I got involved with tokenization (mecab, kuromoji) and got confused as to what a "word" is in the Japanese language.
Scenario 1:
"たべません" analyzed by a tokenizer, outputs the following tokens:
たべ 動詞,自立,*,* たべる
ませ 助動詞,*,*,* ます
ん 助動詞,*,*,* ん
While the result outputs 3 token, I think generally it would be considered a single word. In this case the word "たべません" would consist of a verb and 2 auxilary verbs (助動詞) attached to it.
Scenario 2:
"たべています" analyzed by a tokenizer, outputs the following tokens:
たべ 動詞,自立,*,* たべる
て 助詞,接続助詞,*,* て
い 動詞,非自立,*,* いる
ます 助動詞,*,*,* ます
I think usually "たべています" would be considered as two seperate words "たべて" and "います". In this case the word "たべて" consists of a verb and a particle (助詞) and "います" consists of a dependend (非自立) verb with an auxilary verb attached to it.
Scenario 3:
"たべてて" (a contraction of "たべていて") analyzed by a tokenizer, outputs the following tokens:
たべ 動詞,自立,*,* たべる
て 動詞,非自立,*,* てる
て 助詞,接続助詞,*,* て
While I think that "たべていて" would be seperated as "たべて" and "いて", I have no clue what to do with "たべてて". Following the logic from scenario 2, I would say we should split at the てる as it is a dependent verb, just like the "います" was in scenario 2. On the other hand it seems inconsistent to me, that we would end up with "たべ" by itself...
Scenario 4:
"たべながら" analyzed by a tokenizer, outputs the following tokens:
たべ 動詞,自立,*,* たべる タベ タベ
ながら 助詞,接続助詞,*,* ながら ナガラ ナガラ
I think usually "たべながら"would be considered as two seperate words "たべ" and "ながら". However this would contradict the logic in scenario 1, since "ながら" is classified as particle (助詞),just like "て".
Conclusion and Problem
As pointed out in scenario 3 and 4, I can't come up with a good and consistent way to split "words" in Japanese.

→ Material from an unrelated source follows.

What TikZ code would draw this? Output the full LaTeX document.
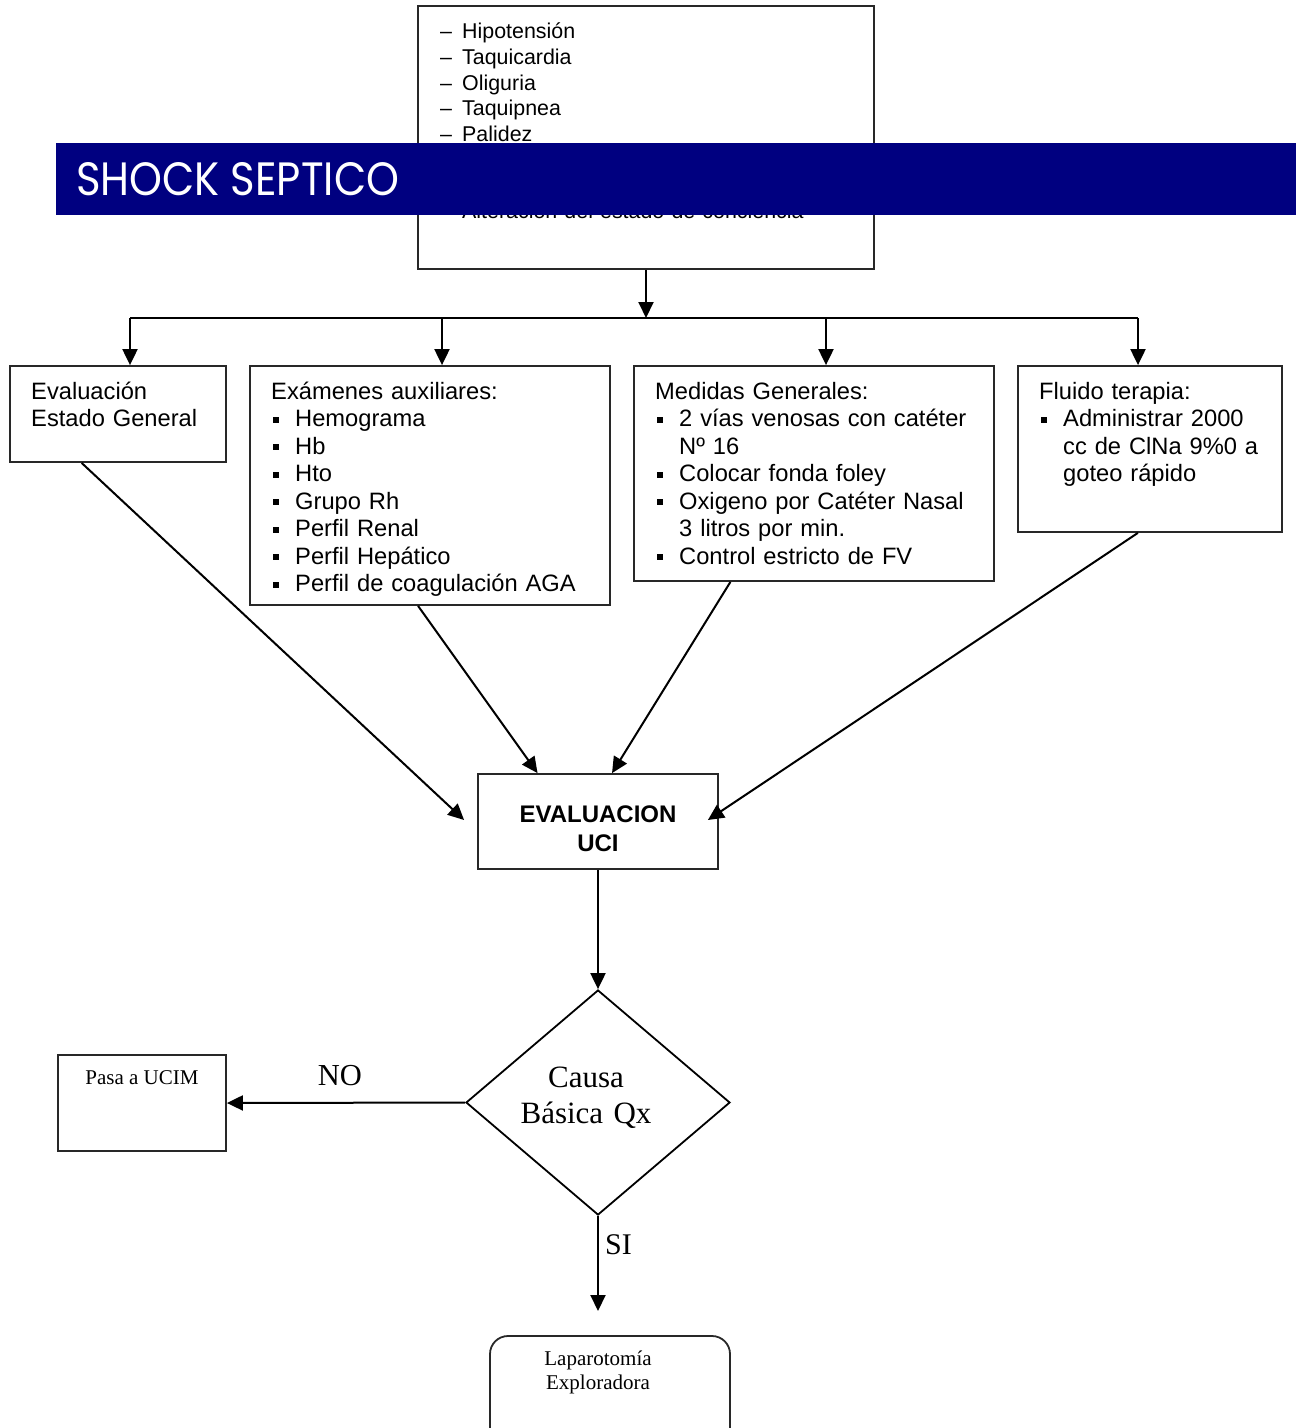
\documentclass[tikz,border=0pt]{standalone}
\usepackage{fontspec}
\setmainfont{Liberation Sans}
\newfontfamily\timesfont{Liberation Serif}
\newfontfamily\titlefont{Poppins}
\usetikzlibrary{arrows.meta,shapes.geometric,calc}
\definecolor{bannerblue}{RGB}{0,0,128}
\definecolor{boxline}{RGB}{40,40,40}
% list markers
\newcommand{\sqbul}{\makebox[24pt][l]{\hspace*{2pt}\rule[4pt]{6pt}{6pt}}}
\newcommand{\dashbul}{\makebox[22pt][l]{–}}
\newcommand{\hangind}{\hspace*{24pt}}
\begin{document}
\begin{tikzpicture}[x=1pt,y=-1pt,
  box/.style={draw=boxline,line width=1.8pt,rectangle,inner sep=0pt},
  body/.style={anchor=base west,inner sep=0pt,align=left,text width=345pt,
    font=\fontsize{23.7}{27.5}\selectfont},
  serifbody/.style={inner sep=0pt,font=\timesfont\fontsize{21}{24}\selectfont},
  arr/.style={draw=black,line width=2pt,-{Triangle[length=16pt,width=15pt]}},
  link/.style={draw=black,line width=2pt}]
\clip (0,0) rectangle (1296,1428);

% clinical signs
\node[box,minimum width=456pt,minimum height=263pt] (signs) at (646,137.5) {};
\node[body,text width=420pt,font=\fontsize{21.4}{25.7}\selectfont] (signsT) at (440,38.6)
  {\dashbul Hipotensión\\ \dashbul Taquicardia\\ \dashbul Oliguria\\ \dashbul Taquipnea\\
   \dashbul Palidez\\[51.4pt] \dashbul Alteración del estado de conciencia};

% title banner
\node[fill=bannerblue,inner sep=0pt,minimum width=1240pt,minimum height=72pt,anchor=north west] (banner) at (56,143) {};
\node[anchor=base west,inner sep=0pt,text=white,font=\titlefont\fontsize{44}{44}\selectfont] (title) at (76,195.5)
  {\resizebox{323pt}{33pt}{SHOCK SEPTICO}};

% distribution bus
\coordinate (bus) at (646,318);
\coordinate (b1) at (130,318);
\coordinate (b2) at (442,318);
\coordinate (b3) at (826,318);
\coordinate (b4) at (1138,318);

% second row
\node[box,minimum width=216pt,minimum height=96pt] (eval) at (118,414) {};
\node[body] (evalT) at (31,399) {Evaluación\\Estado General};

\node[box,minimum width=360pt,minimum height=239pt] (exam) at (430,485.5) {};
\node[body] (examT) at (271,399)
  {Exámenes auxiliares:\\ \sqbul Hemograma\\ \sqbul Hb\\ \sqbul Hto\\ \sqbul Grupo Rh\\
   \sqbul Perfil Renal\\ \sqbul Perfil Hepático\\ \sqbul Perfil de coagulación AGA};

\node[box,minimum width=360pt,minimum height=215pt] (med) at (814,473.5) {};
\node[body] (medT) at (655,399)
  {Medidas Generales:\\ \sqbul 2 vías venosas con catéter\\ \hangind Nº 16\\
   \sqbul Colocar fonda foley\\ \sqbul Oxigeno por Catéter Nasal\\ \hangind 3 litros por min.\\
   \sqbul Control estricto de FV};

\node[box,minimum width=264pt,minimum height=166pt] (flu) at (1150,449) {};
\node[body] (fluT) at (1039,399)
  {Fluido terapia:\\ \sqbul Administrar 2000\\ \hangind cc de ClNa 9\%0 a\\ \hangind goteo rápido};

% ICU evaluation
\node[box,minimum width=240pt,minimum height=95pt] (uci) at (598,821.5) {};
\node[anchor=base,inner sep=0pt,align=center,text width=240pt,
  font=\bfseries\fontsize{24}{29}\selectfont] (uciT) at (598,822.5) {EVALUACION\\UCI};

% decision
\node[diamond,draw=black,line width=1.8pt,inner sep=0pt,minimum width=264pt,minimum height=225pt] (dec) at (598,1102.5) {};
\node[anchor=base,inner sep=0pt,align=center,text width=200pt,
  font=\timesfont\fontsize{31}{36}\selectfont] (decT) at (586,1087) {Causa\\Básica Qx};

\node[box,minimum width=168pt,minimum height=96pt] (pasa) at (142,1103) {};
\node[serifbody,anchor=base] (pasaT) at (142,1084) {Pasa a UCIM};

\node[box,rounded corners=18pt,minimum width=240pt,minimum height=110pt] (lap) at (610,1391) {};
\node[serifbody,anchor=base,align=center,text width=200pt] (lapT) at (598,1365) {Laparotomía\\Exploradora};

% connectors
\draw[arr] (signs.south) -- (bus);
\draw[link] (b1) -- (b4);
\draw[arr] (b1) -- (b1 |- eval.north);
\draw[arr] (b2) -- (b2 |- exam.north);
\draw[arr] (b3) -- (b3 |- med.north);
\draw[arr] (b4) -- (b4 |- flu.north);

\coordinate (uciL) at ($(uci.west)+(-13,-1.5)$);
\coordinate (uciR) at ($(uci.east)+(-11,-1.5)$);
\draw[arr] ($(eval.south west)!0.333!(eval.south east)$) -- (uciL);
\draw[arr] ($(exam.south west)!0.467!(exam.south east)$) -- ($(uci.north west)!0.25!(uci.north east)$);
\draw[arr] ($(med.south west)!0.269!(med.south east)$) -- ($(uci.north west)!0.558!(uci.north east)$);
\draw[arr] ($(flu.south west)!0.4545!(flu.south east)$) -- (uciR);

\draw[arr] (uci.south) -- (dec.north);
\draw[arr] (dec.west) -- (pasa.east);
\node[anchor=base,inner sep=0pt,font=\timesfont\fontsize{30.5}{36}\selectfont] (no) at (340,1085) {NO};
\coordinate (siEnd) at (598,1311);
\draw[arr] (dec.south) -- (siEnd);
\node[anchor=base west,inner sep=0pt,font=\timesfont\fontsize{30}{36}\selectfont] (si) at (605,1254) {SI};
\end{tikzpicture}
\end{document}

I want to programmatically process big amounts of text with meaningful results. If I consider every token a single word, the data would end up beeing confusing and unpresentable. On the other hand if I include every particle and helper verb into a single word, I would end up with far too many unique words.
I am hoping you can show me a middle ground between both extremes.
Is my intuition bad as far as the suggested "splits" go? Am I missing some important rule here? Are the tokenizer results debatable? Or is there simply no hope?